Craig Johnson: Okay. Just one further question. That is if it's not certain regarding the timing and if there's always delays and there's implementation as well. Are you expecting, I mean, do you have enough cash, I don't know, for maybe a couple of more quarters. I'm just looking at the financials, I'm trying to figure that out. Is it likely that you'll be seeking additional funds? Because certainly the stock price would make it difficult.

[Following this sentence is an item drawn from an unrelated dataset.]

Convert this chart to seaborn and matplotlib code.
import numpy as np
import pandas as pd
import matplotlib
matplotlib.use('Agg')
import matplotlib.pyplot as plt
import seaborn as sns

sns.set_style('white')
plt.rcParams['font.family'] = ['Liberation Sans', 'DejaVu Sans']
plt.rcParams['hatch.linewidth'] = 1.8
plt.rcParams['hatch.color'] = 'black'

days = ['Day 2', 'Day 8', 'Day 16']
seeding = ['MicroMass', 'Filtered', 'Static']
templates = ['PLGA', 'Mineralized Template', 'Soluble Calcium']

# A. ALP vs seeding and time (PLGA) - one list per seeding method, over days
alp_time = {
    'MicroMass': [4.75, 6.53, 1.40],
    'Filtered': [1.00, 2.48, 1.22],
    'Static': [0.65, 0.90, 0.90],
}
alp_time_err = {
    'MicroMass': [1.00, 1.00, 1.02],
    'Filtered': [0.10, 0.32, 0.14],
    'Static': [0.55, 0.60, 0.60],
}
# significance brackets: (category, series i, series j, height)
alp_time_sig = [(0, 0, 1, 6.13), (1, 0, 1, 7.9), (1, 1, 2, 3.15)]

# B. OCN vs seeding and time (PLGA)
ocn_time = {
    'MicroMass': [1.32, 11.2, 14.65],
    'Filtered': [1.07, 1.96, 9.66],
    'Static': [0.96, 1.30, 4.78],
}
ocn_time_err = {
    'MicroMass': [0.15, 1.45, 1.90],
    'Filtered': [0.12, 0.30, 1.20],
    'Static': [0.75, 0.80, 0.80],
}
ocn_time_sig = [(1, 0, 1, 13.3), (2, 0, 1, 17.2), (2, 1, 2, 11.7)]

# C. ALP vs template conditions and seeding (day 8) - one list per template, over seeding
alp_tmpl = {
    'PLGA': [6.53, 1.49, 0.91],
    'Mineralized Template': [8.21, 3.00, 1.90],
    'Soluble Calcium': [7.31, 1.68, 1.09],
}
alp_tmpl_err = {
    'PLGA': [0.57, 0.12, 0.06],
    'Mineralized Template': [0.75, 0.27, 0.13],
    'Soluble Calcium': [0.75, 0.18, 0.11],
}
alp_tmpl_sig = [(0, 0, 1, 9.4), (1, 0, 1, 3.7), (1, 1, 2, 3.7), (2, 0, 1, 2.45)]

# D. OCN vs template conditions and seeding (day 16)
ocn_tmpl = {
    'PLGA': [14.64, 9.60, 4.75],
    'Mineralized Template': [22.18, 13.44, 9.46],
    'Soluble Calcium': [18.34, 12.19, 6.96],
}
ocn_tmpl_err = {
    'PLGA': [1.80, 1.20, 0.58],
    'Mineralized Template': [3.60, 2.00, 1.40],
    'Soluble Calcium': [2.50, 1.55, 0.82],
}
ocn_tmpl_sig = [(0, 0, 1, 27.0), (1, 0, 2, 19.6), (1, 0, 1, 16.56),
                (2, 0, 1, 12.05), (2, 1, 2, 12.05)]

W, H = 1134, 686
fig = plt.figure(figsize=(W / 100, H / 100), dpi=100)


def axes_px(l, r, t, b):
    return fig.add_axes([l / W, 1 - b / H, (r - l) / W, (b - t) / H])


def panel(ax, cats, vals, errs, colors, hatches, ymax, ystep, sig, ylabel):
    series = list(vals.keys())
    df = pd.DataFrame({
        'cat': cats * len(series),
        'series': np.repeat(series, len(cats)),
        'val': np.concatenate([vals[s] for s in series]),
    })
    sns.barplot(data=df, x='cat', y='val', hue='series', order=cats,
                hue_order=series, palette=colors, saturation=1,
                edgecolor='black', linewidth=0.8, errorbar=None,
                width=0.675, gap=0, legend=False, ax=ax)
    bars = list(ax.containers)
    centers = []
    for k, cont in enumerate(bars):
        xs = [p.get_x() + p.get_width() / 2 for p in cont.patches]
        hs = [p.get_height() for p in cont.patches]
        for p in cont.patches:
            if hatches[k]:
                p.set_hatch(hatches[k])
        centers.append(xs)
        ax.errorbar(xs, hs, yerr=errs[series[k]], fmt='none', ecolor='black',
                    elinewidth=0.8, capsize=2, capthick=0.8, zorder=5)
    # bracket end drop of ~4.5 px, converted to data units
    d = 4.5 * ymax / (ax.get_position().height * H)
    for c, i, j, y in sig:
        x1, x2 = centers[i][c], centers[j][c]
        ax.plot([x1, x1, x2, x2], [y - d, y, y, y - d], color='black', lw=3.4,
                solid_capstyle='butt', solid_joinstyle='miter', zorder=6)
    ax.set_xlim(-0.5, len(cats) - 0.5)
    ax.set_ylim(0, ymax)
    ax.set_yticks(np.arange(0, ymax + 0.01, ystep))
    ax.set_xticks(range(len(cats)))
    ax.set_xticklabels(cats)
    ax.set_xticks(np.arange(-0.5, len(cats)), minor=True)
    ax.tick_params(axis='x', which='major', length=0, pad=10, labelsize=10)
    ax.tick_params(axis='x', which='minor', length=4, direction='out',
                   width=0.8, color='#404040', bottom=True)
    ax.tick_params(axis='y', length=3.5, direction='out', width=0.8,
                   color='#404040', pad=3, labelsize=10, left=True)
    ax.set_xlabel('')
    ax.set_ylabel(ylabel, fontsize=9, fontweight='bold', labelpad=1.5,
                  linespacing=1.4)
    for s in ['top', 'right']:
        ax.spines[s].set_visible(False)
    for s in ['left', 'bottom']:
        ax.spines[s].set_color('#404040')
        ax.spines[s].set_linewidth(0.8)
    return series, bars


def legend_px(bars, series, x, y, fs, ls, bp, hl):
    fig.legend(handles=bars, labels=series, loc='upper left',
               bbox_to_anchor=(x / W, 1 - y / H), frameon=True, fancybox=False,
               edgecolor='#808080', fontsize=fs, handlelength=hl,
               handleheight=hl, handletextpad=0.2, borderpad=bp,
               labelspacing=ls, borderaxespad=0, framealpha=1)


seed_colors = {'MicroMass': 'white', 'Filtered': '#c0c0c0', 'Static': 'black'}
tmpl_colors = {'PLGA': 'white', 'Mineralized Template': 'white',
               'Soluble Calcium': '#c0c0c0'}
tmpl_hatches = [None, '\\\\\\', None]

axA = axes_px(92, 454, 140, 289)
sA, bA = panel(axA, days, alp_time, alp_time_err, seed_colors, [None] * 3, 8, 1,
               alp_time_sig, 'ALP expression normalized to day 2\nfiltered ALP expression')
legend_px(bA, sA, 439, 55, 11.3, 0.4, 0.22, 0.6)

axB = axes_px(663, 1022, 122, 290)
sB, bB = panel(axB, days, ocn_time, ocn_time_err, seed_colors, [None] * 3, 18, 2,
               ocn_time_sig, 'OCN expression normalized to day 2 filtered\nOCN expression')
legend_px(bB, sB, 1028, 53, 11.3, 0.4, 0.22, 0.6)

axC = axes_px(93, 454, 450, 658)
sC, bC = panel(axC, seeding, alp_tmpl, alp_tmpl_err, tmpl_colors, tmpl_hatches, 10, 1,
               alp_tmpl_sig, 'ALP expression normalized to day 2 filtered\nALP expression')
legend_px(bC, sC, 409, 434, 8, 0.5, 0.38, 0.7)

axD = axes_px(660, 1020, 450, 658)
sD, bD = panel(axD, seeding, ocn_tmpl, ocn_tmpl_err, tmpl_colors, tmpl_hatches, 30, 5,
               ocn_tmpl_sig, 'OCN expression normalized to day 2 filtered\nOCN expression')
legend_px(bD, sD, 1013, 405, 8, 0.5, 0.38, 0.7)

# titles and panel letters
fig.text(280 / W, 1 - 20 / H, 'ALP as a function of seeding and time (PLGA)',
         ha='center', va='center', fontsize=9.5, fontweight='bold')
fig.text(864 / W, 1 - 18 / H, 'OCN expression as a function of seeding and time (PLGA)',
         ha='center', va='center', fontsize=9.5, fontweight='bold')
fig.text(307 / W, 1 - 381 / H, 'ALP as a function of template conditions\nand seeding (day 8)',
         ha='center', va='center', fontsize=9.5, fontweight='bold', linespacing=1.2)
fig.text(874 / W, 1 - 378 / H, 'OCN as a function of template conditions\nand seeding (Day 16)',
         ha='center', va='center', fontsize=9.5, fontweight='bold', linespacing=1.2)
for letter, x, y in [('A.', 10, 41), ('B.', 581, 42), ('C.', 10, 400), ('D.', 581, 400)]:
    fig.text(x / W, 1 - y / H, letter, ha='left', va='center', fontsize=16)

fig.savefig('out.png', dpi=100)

Charlie Glavin: Well, yes, and you are correct, Craig. And that's why we put in the -- an AR-based credit facility with Celtic Bank, which we announced last quarter, which closed in the March time period to enable this. So we didn't necessarily have to go out to the market, particularly at these prices. Without deviating too much, if you look at the breadth of the trading, there's been some thin trading that has driven the stock down. We've been appreciative of those who have bought and supported the stock on the other side. But what we need to do is execute with those announcements. We think the stock should be able to rebound. But in terms of the resources, we do believe we have it necessary. Now Craig, one of the things I do want to say is remember and this is something we've alluded to in prior calls. But given the size of some of the deals that we are taking a look at it would just take one or two to be able to tip the balance in a, I would say, disproportionate fashion. That's some of that uncertainty as you get one or two closings of the elephants and that can be enough. And several of the banks that we're talking to do fit within that category. Thus, given the size and the magnitude of the sort of swings that is part of what's going on. So when I talk about timing, think about it from an expected value standpoint, not necessarily just in terms of temporal.

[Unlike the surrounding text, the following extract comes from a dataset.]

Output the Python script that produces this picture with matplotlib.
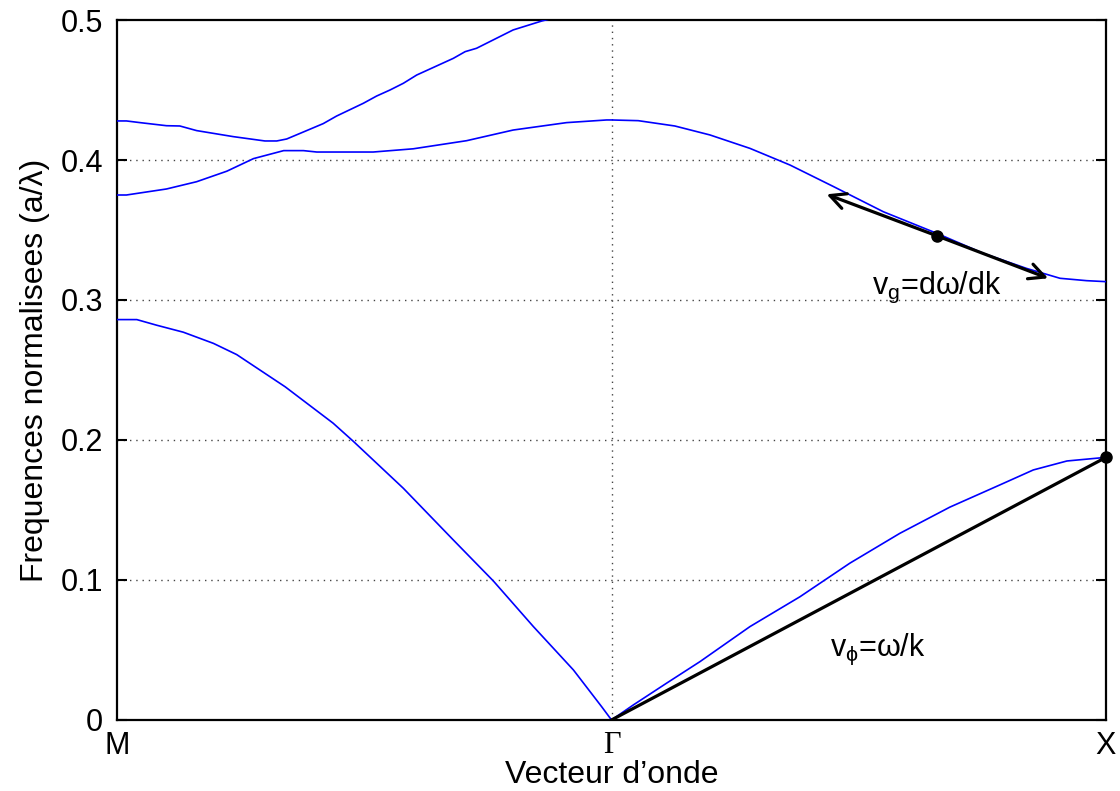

Craig Johnson: Okay. That's great. I see that you're limited to 60 -- the $4 million loan, you're limited to 60% of your previous 12-month ARR, which means you have some room left for another $1 million I'm just guessing. So that -- is there room for additional credit. I mean if it will take a while before the trailing 12 months ARR picks you back up. So to a level where you could get more money out of the credit facility. But I'm just wondering, is there any additional opportunity for that facility to be expanded or?

Charlie Glavin: Yes, I would say, within Celtic and our relationship with them, the answer is yes, but I don't want to speak on behalf of them. But in terms of their support for us, I would say, that so long as we continue to execute and we have to show demonstration to them. So all of our payments have to go through Celtic overall. So they keep an active track on a monthly basis off of that. But I'm not going to indicate outside of Celtic has been a great partner for us. They are in this asset-based lending that is their forte over it. So it's not a commercial bank that happens to be in, or annual recurring revenues, but rather this is as an industrial bank with commercial outreach to companies like us, this is their forte. So I would say cautiously optimistic that we could expand on it. But ultimately it's based upon our execution.

Craig Johnson: Great. Thank you so much.

Operator: There are no further questions at this time. I will now turn the call back to Andy Duncan. Please continue.

Andrew Duncan: Thank you, operator. I would like to acknowledge the patience of our investors while we continue to build Boardwalktech and I want to assure you that our commitment is to long-term success. We look forward to updating you with our progress and we will speak with you in November when we report our Q2 of fiscal 2025. Thank you very much for attending the call.

Operator: Ladies and gentlemen, this concludes today's conference call. Thank you for your participation. You may now disconnect.